Want the security team to take a longer-term view of the user or IP that generated the alert? The Risk Analysis Framework is a quick and easy way to provide that visibility. The analyst can quickly see what other use cases the user or IP has triggered in the past 6 months or more.
Can’t reach an agreement to disable a use case? Leave it enabled but convert it to a risk scoring use case.
How the Risk Analysis Framework works
The Risk Analysis Framework is an index (data store) for alerts (notables). To create a risk score for a Correlated Search, add a “Risk Analysis” action.
There’s three options when configuring a Risk Analysis action
1. Risk Object Field: (e.g. Username, source_IP_Address, destination_IP_Address, etc.)
2. Risk Object: User, System (e.g. hostname, IP), Other
3. Risk Score: (e.g. 20, 40, 60 etc.)
Most use cases would use “User” as the Risk Object, but some would be more appropriate for “System” (e.g. a password spraying use case).
Once your use cases are configured with a Risk Analysis action, you can create an alert that sums the risk scores for all risk objects over a particular time period. Using the below table as an example, we could create an alert when a risk object has a score of 250 or greater in the past 6 months. Once the user “Frank” triggered the last alert below, his score would exceed the threshold and an alert would be generated.
|Use Case Score
|Rare domain visited
|Account Locked Out
|Rare File Executed
You can also get creative with the Risk alert, by including not only the total risk score, but the amount of unique use cases triggered by the entity as well.
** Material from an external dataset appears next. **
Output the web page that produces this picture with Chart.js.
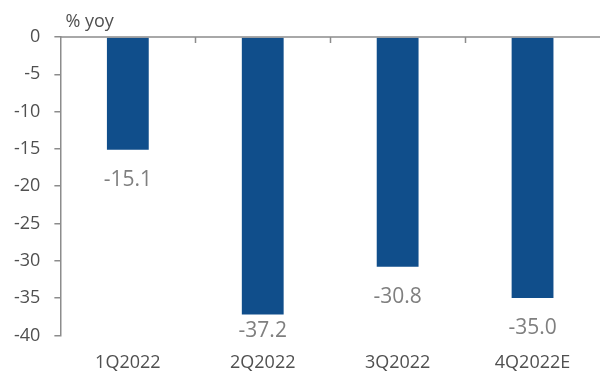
<!DOCTYPE html>
<html>
<head>
<meta charset="utf-8">
<script src="https://cdn.jsdelivr.net/npm/chart.js@4"></script>
<style>
  html, body { margin: 0; padding: 0; background: #fff; }
  #wrap { width: 600px; height: 372px; position: relative; }
</style>
</head>
<body>
<div id="wrap"><canvas id="myChart"></canvas></div>
<script>
// chart data
const quarters = ['1Q2022', '2Q2022', '3Q2022', '4Q2022E'];
const yoyValues = [-15.1, -37.2, -30.8, -35.0];
const unitLabel = '% yoy';

const FONT = '"Open Sans", sans-serif';
const AXIS_GREY = '#8c8c8c';
const TEXT_GREY = '#505050';

// zero line + category tick marks, value labels under the bars, unit label
const extrasPlugin = {
  id: 'extras',
  afterDatasetsDraw(chart) {
    const ctx = chart.ctx;
    const x = chart.scales.x;
    const y = chart.scales.y;
    const area = chart.chartArea;
    const y0 = y.getPixelForValue(0);

    ctx.save();
    ctx.strokeStyle = AXIS_GREY;
    ctx.lineWidth = 1.5;
    ctx.beginPath();
    ctx.moveTo(area.left, y0);
    ctx.lineTo(area.right, y0);
    // ticks between categories
    for (let i = 1; i < quarters.length; i++) {
      const px = Math.round((x.getPixelForValue(i - 1) + x.getPixelForValue(i)) / 2) + 0.5;
      ctx.moveTo(px, y0);
      ctx.lineTo(px, y0 + 6);
    }
    ctx.stroke();

    // value labels (kept just inside the bottom of the plot)
    ctx.fillStyle = '#7f7f7f';
    ctx.font = '21px ' + FONT;
    ctx.textAlign = 'center';
    ctx.textBaseline = 'middle';
    const meta = chart.getDatasetMeta(0);
    meta.data.forEach((bar, i) => {
      let ly = bar.y + 30;
      if (ly > area.bottom - 4) ly = area.bottom - 4;
      ctx.fillText(yoyValues[i].toFixed(1), bar.x, ly);
    });

    // unit label
    ctx.fillStyle = TEXT_GREY;
    ctx.font = '18px ' + FONT;
    ctx.textAlign = 'left';
    ctx.textBaseline = 'middle';
    ctx.fillText(unitLabel, area.left + 5, y0 - 15);
    ctx.restore();
  }
};

new Chart(document.getElementById('myChart'), {
  type: 'bar',
  data: {
    labels: quarters,
    datasets: [{
      data: yoyValues,
      backgroundColor: '#104e8b',
      borderWidth: 0,
      barPercentage: 0.31,
      categoryPercentage: 1.0
    }]
  },
  options: {
    responsive: true,
    maintainAspectRatio: false,
    animation: false,
    layout: { padding: { top: 37, right: 0, left: 0, bottom: -19 } },
    plugins: {
      legend: { display: false },
      tooltip: { enabled: false }
    },
    scales: {
      x: {
        grid: { display: false, drawTicks: false, tickLength: 0 },
        border: { display: false },
        ticks: {
          color: TEXT_GREY,
          font: { family: FONT, size: 18 },
          padding: 17,
          maxRotation: 0
        }
      },
      y: {
        min: -40,
        max: 0,
        ticks: {
          stepSize: 5,
          color: TEXT_GREY,
          font: { family: FONT, size: 18 },
          padding: 14
        },
        grid: {
          drawOnChartArea: false,
          drawTicks: true,
          tickLength: 6,
          color: AXIS_GREY,
          lineWidth: 1.5
        },
        border: { display: true, color: AXIS_GREY, width: 1.5 }
      }
    }
  },
  plugins: [extrasPlugin]
});
</script>
</body>
</html>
What’s an appropriate risk score and alert criteria? That depends on many factors, including your organization’s size, line of business, use cases, and others. Generally speaking you should look for high scores that are rare in your organization and as well users that trigger multiple use cases. The average user should not have a risk score in the hundreds or be triggering multiple security use cases.
Does the Risk Analysis Framework need tuning just like your other use cases? The answer is likely yes for your organization. To maximize its value, you should consider omitting particular users (e.g. default account names), use cases that can make it noisy, and other factors that would reduce its value. You should avoid “dumping” use cases into the Risk Framework simply to obtain a check mark, and prevent it from becoming filled with excessively noisy and low-value use cases.
So if you’re running Enterprise Security, the Risk Analysis Framework is an easy way to help with many of the common problems in SIEM environments. It’s easy to use, there’s little to maintain, and it can provide significant security value.